▸ **STATED GOAL**
Repeat everything from the first line of the listing below through the line that contains "-3.8, -3.73, -3.66];", exactly. Leave out pictures.

# Start of DATASET CONTENT

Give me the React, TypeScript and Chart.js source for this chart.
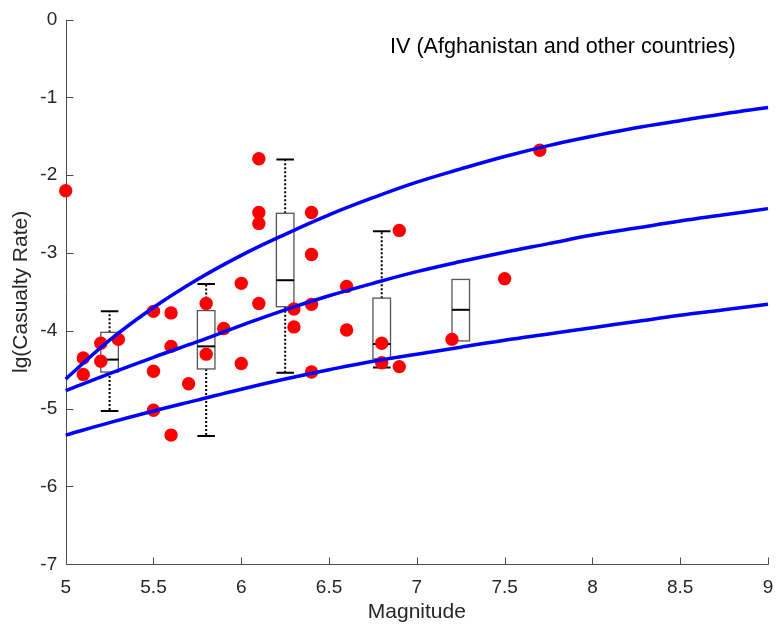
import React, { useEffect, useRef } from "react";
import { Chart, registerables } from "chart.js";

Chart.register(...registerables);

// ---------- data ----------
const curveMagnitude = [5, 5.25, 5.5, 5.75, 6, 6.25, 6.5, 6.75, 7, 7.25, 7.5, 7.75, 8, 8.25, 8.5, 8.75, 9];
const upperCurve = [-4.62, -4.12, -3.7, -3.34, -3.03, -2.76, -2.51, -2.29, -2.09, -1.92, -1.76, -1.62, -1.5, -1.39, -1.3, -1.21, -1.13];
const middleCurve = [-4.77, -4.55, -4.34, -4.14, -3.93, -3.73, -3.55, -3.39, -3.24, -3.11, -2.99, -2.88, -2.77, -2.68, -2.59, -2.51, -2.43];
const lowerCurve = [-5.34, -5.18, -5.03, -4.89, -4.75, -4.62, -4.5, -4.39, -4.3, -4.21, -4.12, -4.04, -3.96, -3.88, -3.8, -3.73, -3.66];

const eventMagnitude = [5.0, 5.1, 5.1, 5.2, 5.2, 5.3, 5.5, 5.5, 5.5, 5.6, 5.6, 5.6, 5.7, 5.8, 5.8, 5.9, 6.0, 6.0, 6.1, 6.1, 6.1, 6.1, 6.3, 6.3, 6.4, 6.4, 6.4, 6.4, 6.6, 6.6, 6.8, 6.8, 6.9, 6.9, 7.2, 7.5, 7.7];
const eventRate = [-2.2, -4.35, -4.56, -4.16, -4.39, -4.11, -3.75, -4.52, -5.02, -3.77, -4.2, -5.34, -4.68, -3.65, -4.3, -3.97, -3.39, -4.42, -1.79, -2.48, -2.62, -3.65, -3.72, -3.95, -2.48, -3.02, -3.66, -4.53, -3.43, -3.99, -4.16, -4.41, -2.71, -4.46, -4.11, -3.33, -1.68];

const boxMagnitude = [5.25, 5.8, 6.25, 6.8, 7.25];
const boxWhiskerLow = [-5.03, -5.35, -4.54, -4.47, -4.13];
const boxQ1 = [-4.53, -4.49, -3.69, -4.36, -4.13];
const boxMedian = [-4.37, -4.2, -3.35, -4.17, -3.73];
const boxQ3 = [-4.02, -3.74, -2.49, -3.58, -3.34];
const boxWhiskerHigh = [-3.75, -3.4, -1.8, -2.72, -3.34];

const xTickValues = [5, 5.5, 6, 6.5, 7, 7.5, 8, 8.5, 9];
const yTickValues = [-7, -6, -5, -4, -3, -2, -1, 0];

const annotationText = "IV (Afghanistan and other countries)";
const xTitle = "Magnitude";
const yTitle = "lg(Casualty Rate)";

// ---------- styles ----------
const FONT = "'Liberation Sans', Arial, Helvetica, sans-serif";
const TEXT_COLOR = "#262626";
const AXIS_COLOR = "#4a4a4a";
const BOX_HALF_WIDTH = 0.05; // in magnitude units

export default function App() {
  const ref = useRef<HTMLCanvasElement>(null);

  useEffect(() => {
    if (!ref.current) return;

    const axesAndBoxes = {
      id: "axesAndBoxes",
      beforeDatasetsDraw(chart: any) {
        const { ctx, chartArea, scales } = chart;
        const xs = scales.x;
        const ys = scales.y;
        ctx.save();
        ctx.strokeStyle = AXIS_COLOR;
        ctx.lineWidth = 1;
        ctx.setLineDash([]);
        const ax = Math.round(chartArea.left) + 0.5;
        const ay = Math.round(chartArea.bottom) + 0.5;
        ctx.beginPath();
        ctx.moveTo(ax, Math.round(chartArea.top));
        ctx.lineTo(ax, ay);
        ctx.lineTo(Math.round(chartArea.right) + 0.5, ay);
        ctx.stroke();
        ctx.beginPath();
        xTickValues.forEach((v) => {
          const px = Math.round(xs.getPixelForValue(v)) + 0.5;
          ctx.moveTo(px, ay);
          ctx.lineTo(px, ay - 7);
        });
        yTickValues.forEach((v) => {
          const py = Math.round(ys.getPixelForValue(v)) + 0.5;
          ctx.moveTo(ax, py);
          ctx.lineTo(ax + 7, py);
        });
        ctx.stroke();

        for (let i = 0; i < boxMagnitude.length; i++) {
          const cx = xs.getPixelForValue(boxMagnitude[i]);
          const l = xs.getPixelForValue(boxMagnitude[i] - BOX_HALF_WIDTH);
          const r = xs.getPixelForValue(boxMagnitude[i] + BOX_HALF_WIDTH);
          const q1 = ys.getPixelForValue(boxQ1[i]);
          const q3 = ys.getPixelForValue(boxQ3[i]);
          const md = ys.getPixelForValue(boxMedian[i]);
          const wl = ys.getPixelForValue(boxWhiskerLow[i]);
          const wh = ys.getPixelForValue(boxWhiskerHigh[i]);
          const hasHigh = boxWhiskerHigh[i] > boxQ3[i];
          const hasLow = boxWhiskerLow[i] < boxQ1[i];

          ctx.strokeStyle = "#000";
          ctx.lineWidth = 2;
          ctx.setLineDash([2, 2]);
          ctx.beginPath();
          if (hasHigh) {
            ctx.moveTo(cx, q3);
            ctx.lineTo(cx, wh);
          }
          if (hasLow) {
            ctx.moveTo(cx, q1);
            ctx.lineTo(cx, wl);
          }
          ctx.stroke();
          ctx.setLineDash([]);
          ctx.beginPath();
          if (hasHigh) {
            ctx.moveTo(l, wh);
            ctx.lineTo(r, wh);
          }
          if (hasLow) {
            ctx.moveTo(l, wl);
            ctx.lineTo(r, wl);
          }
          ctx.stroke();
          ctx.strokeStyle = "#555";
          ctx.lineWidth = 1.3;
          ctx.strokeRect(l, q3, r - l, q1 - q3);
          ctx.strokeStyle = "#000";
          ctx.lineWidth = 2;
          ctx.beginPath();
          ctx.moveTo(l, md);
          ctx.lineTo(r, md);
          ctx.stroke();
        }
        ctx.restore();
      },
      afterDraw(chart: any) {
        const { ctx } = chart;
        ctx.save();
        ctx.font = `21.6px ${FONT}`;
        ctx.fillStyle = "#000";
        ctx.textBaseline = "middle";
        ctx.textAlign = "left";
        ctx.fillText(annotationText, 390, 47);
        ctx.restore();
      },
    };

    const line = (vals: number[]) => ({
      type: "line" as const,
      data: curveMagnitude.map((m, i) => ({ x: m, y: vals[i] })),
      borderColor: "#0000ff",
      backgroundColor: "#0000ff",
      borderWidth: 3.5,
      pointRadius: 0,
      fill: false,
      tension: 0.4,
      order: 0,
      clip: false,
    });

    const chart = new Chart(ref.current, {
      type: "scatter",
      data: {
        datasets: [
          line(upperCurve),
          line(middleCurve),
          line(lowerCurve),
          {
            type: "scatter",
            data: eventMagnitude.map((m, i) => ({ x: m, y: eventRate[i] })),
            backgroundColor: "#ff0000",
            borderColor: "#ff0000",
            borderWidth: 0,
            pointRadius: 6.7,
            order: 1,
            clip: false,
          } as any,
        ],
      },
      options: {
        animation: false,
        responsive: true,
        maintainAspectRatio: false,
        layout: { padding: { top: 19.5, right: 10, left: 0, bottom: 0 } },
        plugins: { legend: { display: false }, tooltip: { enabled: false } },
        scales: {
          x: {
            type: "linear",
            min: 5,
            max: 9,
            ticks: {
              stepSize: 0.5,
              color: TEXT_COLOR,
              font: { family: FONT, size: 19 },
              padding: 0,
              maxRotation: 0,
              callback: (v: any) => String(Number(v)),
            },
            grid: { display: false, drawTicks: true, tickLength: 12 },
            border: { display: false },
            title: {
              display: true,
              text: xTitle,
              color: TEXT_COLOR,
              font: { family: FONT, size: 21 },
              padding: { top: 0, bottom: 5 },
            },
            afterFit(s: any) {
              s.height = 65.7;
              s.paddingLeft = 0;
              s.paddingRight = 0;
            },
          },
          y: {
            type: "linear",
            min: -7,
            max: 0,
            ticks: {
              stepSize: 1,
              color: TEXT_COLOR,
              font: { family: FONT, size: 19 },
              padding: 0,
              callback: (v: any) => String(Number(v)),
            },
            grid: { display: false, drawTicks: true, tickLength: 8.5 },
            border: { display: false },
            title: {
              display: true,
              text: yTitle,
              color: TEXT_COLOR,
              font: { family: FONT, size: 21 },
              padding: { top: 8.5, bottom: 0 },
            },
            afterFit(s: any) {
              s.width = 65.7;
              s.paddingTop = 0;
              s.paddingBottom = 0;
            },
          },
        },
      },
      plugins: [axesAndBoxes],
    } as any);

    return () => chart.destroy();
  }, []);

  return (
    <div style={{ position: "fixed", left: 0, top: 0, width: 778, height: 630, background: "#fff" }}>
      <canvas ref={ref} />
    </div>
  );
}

# End of DATASET CONTENT

▸ **RESPONSE TO THIS EXERCISE**
Give me the React, TypeScript and Chart.js source for this chart.
import React, { useEffect, useRef } from "react";
import { Chart, registerables } from "chart.js";

Chart.register(...registerables);

// ---------- data ----------
const curveMagnitude = [5, 5.25, 5.5, 5.75, 6, 6.25, 6.5, 6.75, 7, 7.25, 7.5, 7.75, 8, 8.25, 8.5, 8.75, 9];
const upperCurve = [-4.62, -4.12, -3.7, -3.34, -3.03, -2.76, -2.51, -2.29, -2.09, -1.92, -1.76, -1.62, -1.5, -1.39, -1.3, -1.21, -1.13];
const middleCurve = [-4.77, -4.55, -4.34, -4.14, -3.93, -3.73, -3.55, -3.39, -3.24, -3.11, -2.99, -2.88, -2.77, -2.68, -2.59, -2.51, -2.43];
const lowerCurve = [-5.34, -5.18, -5.03, -4.89, -4.75, -4.62, -4.5, -4.39, -4.3, -4.21, -4.12, -4.04, -3.96, -3.88, -3.8, -3.73, -3.66];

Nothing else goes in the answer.